What do we really think the courts would rule when these paysites are not even protected under fair usage? Not only that but EA offers to take back and pay for the shipping if they don't agree. But, I honestly think it will have to come from EA themselves.
I have no idea what you are trying to say here. I maintained all along that the paysites using copyrighted work would not fall under fair-use no more then a poster manufacturer would printing posters of copyrighted works.
And here you can see they were protected:
3. "Do not reverse-engineer this product."
Some EULA terms harm people who want to customize their technology, as well as inventors who want to create new products that work with the technology they've bought. "Reverse-engineering," which is often forbidden in EULAs, is a term for taking a machine or piece of software apart in order to see how it works. This kind of tinkering is explicitly permitted by federal law – it is considered a "fair use" of a copyrighted item. Courts have held that the fair use provisions of the US Copyright Act allow for reverse-engineering of software when the purpose is to create a non-infringing interoperable program.

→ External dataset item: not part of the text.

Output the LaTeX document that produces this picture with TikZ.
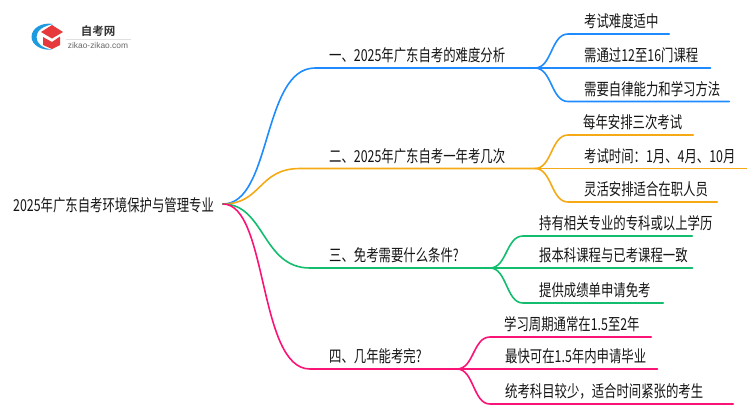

What they did was allready illegal under DMCA even if they had not agreed to the EULA. The EULA is the quick fix, it's the copyright claim in the form of DMCA that has the teeth.

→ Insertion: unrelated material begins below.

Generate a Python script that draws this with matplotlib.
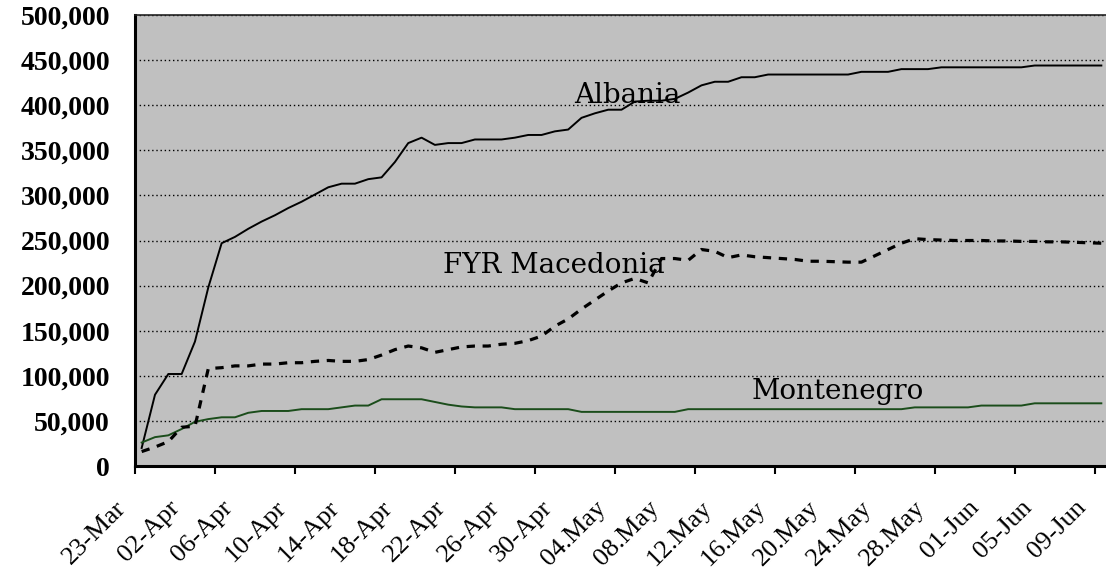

So like I said those laws you are quoting look awful pretty on paper. Oh and yes that is exactly what I am talking about with taxes. Not sales taxes. Taxes on income earned from that website. If you think you can't report a website as having earnings even right here in the USA and the IRS can't find out what those earnings are? Any government and say I think you should look into this website the people there are earning a lot of money and I don't believe they are paying taxes on that money. That came to me directly from the Copyright office, if I think someone is earning money on a website and not paying taxes on that money? Especially if it is a foreign company doing business in the USA and not paying taxes on that money it is still earned income. I need to contact the IRS not EA.
The problem with that is unless you know the person is not paying taxes on the site there is not much you can do much. It's not as if it's impossible or impractical for them to pay taxes on the earnings. The IRS and government is going to need some solid proof before they would look into it.